It’s a well-known and well-observed fact that my mechanical aptitude obviously drowned in the family gene pool somewhere along the line. Brain gurus say we have nine different intelligences, and while at least seven of mine whiz along fine, my gizmo intelligence operates at dial-up speed.
Some folks are blessed with the ability to glance at any mechanism and within two seconds achieve an intimate relationship with the device.
I, on the other hand, must have a manual with kindergarten-level written directions and detailed step-by-step diagrams to even change a flashlight battery, refill my stapler, or open a key chain.
I have yet to conquer the inscrutable intricacies of a mechanical pencil.
I see where to insert the lead, but I’ll be darned if I can make it stay inside the pencil. As soon as I tip it over for writing, the lead slips out.
A few years ago, I admitted defeat, gave away my spiffy pencils and bought a case of yellow No. 3 wood sticks.
Once, I removed my toaster oven rack without drawing a diagram of its exact position within the contraption. I ate burnt toast for two weeks before I was able to figure out which side of the rack faces up and what stupid slot the dumb rack was designed to fit.
Another time, I embarrassed myself by sincerely asking a student why he had a movie reel canister in class.
He looked at me blankly for a minute. When he realized I wasn’t joking, he graciously explained – as one does for the disabled – that the thingamajig was a disc brake, or at least some sort of wheel-related mechanism. Of course, the rest of the class thought this was hilarious, and the entire school knew of my ignorance by the next period.
And speaking of school, these days it’s a scary place for techno-dimwits. From overhead projectors and PowerPoint presentations to Web cams and Smart Boards, everything we do requires fussing with some kind of evil-minded technological gadget.
I’m always practicing humility.
However, this gives me empathy for my students who approach an essay, or sometimes just a sentence, with the same helpless dread:
Can I splice these clauses with a comma?
How do I keep my modifiers from dangling? Do I need a “lie” or a “lay,” should I use “its” or “it’s”?

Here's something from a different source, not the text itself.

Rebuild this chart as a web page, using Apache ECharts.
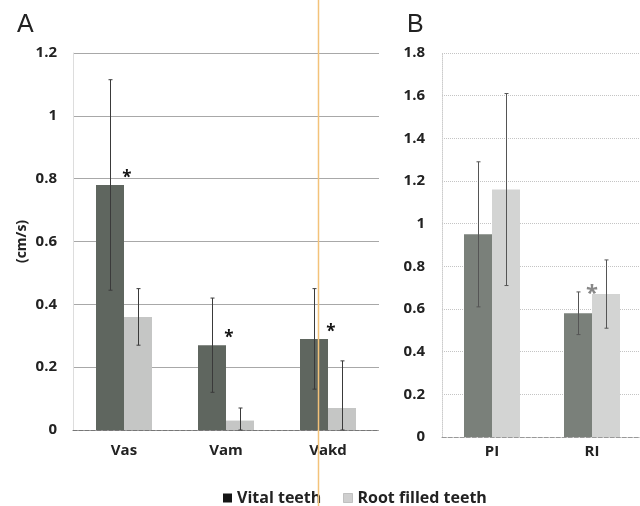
<!DOCTYPE html>
<html>
<head>
<meta charset="utf-8">
<script src="https://cdn.jsdelivr.net/npm/echarts@6/dist/echarts.min.js"></script>
<style>
html,body{margin:0;padding:0;background:#fff;}
#chart{width:640px;height:506px;}
</style>
</head>
<body>
<div id="chart"></div>
<script>
// ---- Data ----
const categoriesA = ['Vas', 'Vam', 'Vakd'];
const vitalA = [0.78, 0.27, 0.29];
const rootA = [0.36, 0.03, 0.07];
const vitalErrA = [0.335, 0.15, 0.16];
const rootErrA = [0.09, 0.04, 0.15];
const starA = [1, 1, 1]; // asterisk next to vital bar

const categoriesB = ['PI', 'RI'];
const vitalB = [0.95, 0.58];
const rootB = [1.16, 0.67];
const vitalErrB = [0.34, 0.10];
const rootErrB = [0.45, 0.16];
const starB = [0, 1]; // asterisk next to root bar

const ticksA = [0, 0.2, 0.4, 0.6, 0.8, 1, 1.2];
const ticksB = [0, 0.2, 0.4, 0.6, 0.8, 1, 1.2, 1.4, 1.6, 1.8];

const seriesNames = ['Vital teeth', 'Root filled teeth'];

// ---- Build ----
const BW = 28;
const font = '"Open Sans", "Noto Sans", sans-serif';

function errData(vals, errs, side) {
  return vals.map((v, i) => [i, v, errs[i], side]);
}
function errRender(color) {
  return function (params, api) {
    const cat = api.value(0), mean = api.value(1), err = api.value(2), side = api.value(3);
    const c = api.coord([cat, mean]);
    const x = Math.round(c[0] + (side ? BW / 2 : -BW / 2)) + 0.5;
    const top = api.coord([cat, mean + err])[1];
    const bot = api.coord([cat, Math.max(0, mean - err)])[1];
    const st = { stroke: color, lineWidth: 1 };
    return {
      type: 'group',
      children: [
        { type: 'line', shape: { x1: x, y1: top, x2: x, y2: bot }, style: st },
        { type: 'line', shape: { x1: x - 2, y1: top, x2: x + 2, y2: top }, style: st },
        { type: 'line', shape: { x1: x - 2, y1: bot, x2: x + 2, y2: bot }, style: st }
      ]
    };
  };
}
function starRender(color, size, dx, dy) {
  return function (params, api) {
    const c = api.coord([api.value(0), api.value(1)]);
    return {
      type: 'text',
      x: c[0] + dx, y: c[1] + dy,
      style: { text: '*', fill: color, font: 'bold ' + size + 'px ' + font, align: 'center', verticalAlign: 'middle' }
    };
  };
}

const starDataA = [];
starA.forEach((s, i) => { if (s) starDataA.push([i, vitalA[i]]); });
const starDataB = [];
starB.forEach((s, i) => { if (s) starDataB.push([i, rootB[i]]); });

function fmt(v) { return String(parseFloat(v.toFixed(1))); }

const chart = echarts.init(document.getElementById('chart'), null, { renderer: 'canvas' });
chart.setOption({
  animation: false,
  backgroundColor: '#ffffff',
  textStyle: { fontFamily: font },
  title: [
    { text: 'A', left: 12, top: 8, textStyle: { fontSize: 25, fontWeight: 'normal', color: '#222', fontFamily: '"Liberation Sans", Arial, sans-serif' } },
    { text: 'B', left: 402, top: 8, textStyle: { fontSize: 25, fontWeight: 'normal', color: '#222', fontFamily: '"Liberation Sans", Arial, sans-serif' } }
  ],
  legend: {
    left: 218, top: 485, itemWidth: 9, itemHeight: 9, itemGap: 22, icon: 'rect',
    textStyle: { fontSize: 16, fontWeight: 'bold', color: '#222', fontFamily: font },
    data: [
      { name: seriesNames[0], itemStyle: { color: '#151515' } },
      { name: seriesNames[1], itemStyle: { color: '#cfcfcf', borderColor: '#999', borderWidth: 0.5 } }
    ]
  },
  grid: [
    { left: 73, top: 53, width: 306, height: 377, outerBoundsMode: 'none', containLabel: false },
    { left: 442, top: 53, width: 200, height: 384, outerBoundsMode: 'none', containLabel: false }
  ],
  xAxis: [
    { type: 'category', gridIndex: 0, data: categoriesA,
      axisLine: { lineStyle: { color: '#777', type: 'dashed', width: 1 } }, axisTick: { show: false },
      axisLabel: { margin: 13, fontSize: 15, fontWeight: 'bold', color: '#222' } },
    { type: 'category', gridIndex: 1, data: categoriesB,
      axisLine: { lineStyle: { color: '#999', type: 'dashed', width: 1 } }, axisTick: { show: false },
      axisLabel: { margin: 7, fontSize: 15, fontWeight: 'bold', color: '#222' } }
  ],
  yAxis: [
    { type: 'value', gridIndex: 0, min: ticksA[0], max: ticksA[ticksA.length - 1], interval: 0.2,
      name: '(cm/s)', nameLocation: 'middle', nameGap: 44, nameRotate: 90,
      nameTextStyle: { fontSize: 14, fontWeight: 'bold', color: '#222' },
      axisLine: { show: true, lineStyle: { color: '#ddd' } }, axisTick: { show: false },
      axisLabel: { margin: 16, fontSize: 15, fontWeight: 'bold', color: '#222', formatter: fmt },
      splitLine: { lineStyle: { color: '#a8a8a8', width: 1 } } },
    { type: 'value', gridIndex: 1, min: ticksB[0], max: ticksB[ticksB.length - 1], interval: 0.2,
      axisLine: { show: true, lineStyle: { color: '#ccc', type: 'dotted' } }, axisTick: { show: false },
      axisLabel: { margin: 17, fontSize: 15, fontWeight: 'bold', color: '#222', formatter: fmt },
      splitLine: { lineStyle: { color: '#c4c4c4', width: 1, type: 'dotted' } } }
  ],
  series: [
    { name: seriesNames[0], type: 'bar', xAxisIndex: 0, yAxisIndex: 0, data: vitalA, barWidth: BW, barGap: '0%',
      itemStyle: { color: '#5f665f' } },
    { name: seriesNames[1], type: 'bar', xAxisIndex: 0, yAxisIndex: 0, data: rootA, barWidth: BW, barGap: '0%',
      itemStyle: { color: '#c5c6c5' } },
    { name: seriesNames[0], type: 'bar', xAxisIndex: 1, yAxisIndex: 1, data: vitalB, barWidth: BW, barGap: '0%',
      itemStyle: { color: '#7a807a' } },
    { name: seriesNames[1], type: 'bar', xAxisIndex: 1, yAxisIndex: 1, data: rootB, barWidth: BW, barGap: '0%',
      itemStyle: { color: '#d3d4d3' } },
    { type: 'custom', xAxisIndex: 0, yAxisIndex: 0, renderItem: errRender('#3a3a3a'), data: errData(vitalA, vitalErrA, 0), z: 5, silent: true },
    { type: 'custom', xAxisIndex: 0, yAxisIndex: 0, renderItem: errRender('#3a3a3a'), data: errData(rootA, rootErrA, 1), z: 5, silent: true },
    { type: 'custom', xAxisIndex: 1, yAxisIndex: 1, renderItem: errRender('#555'), data: errData(vitalB, vitalErrB, 0), z: 5, silent: true },
    { type: 'custom', xAxisIndex: 1, yAxisIndex: 1, renderItem: errRender('#555'), data: errData(rootB, rootErrB, 1), z: 5, silent: true },
    { type: 'custom', xAxisIndex: 0, yAxisIndex: 0, renderItem: starRender('#111', 17, 3, -7), data: starDataA, z: 6, silent: true },
    { type: 'custom', xAxisIndex: 1, yAxisIndex: 1, renderItem: starRender('#888', 22, 0, 0), data: starDataB, z: 6, silent: true }
  ],
  graphic: [
    { type: 'line', shape: { x1: 318.5, y1: 0, x2: 318.5, y2: 506 }, style: { stroke: '#f3c27a', lineWidth: 1.5 }, z: 100, silent: true }
  ]
});
</script>
</body>
</html>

And for gosh sakes, is it the Jones, the Joneses, the Jones’, the Jones’s, or the Joneses’ – or do I just use them all: the Jones’es’s?
I know the anguish of frustration and insecurity at not being able to figure out what apparently 99.9 percent of people of average intelligence can comprehend without smoke emitting from their ears.
So I do what any good teacher would do.
I whisper in the student’s ear:
“I’ll give you 100 extra credit points on your essay for unjamming that gizmo, programming that whatchamacallit, and installing that thingamajig in the doohickey.”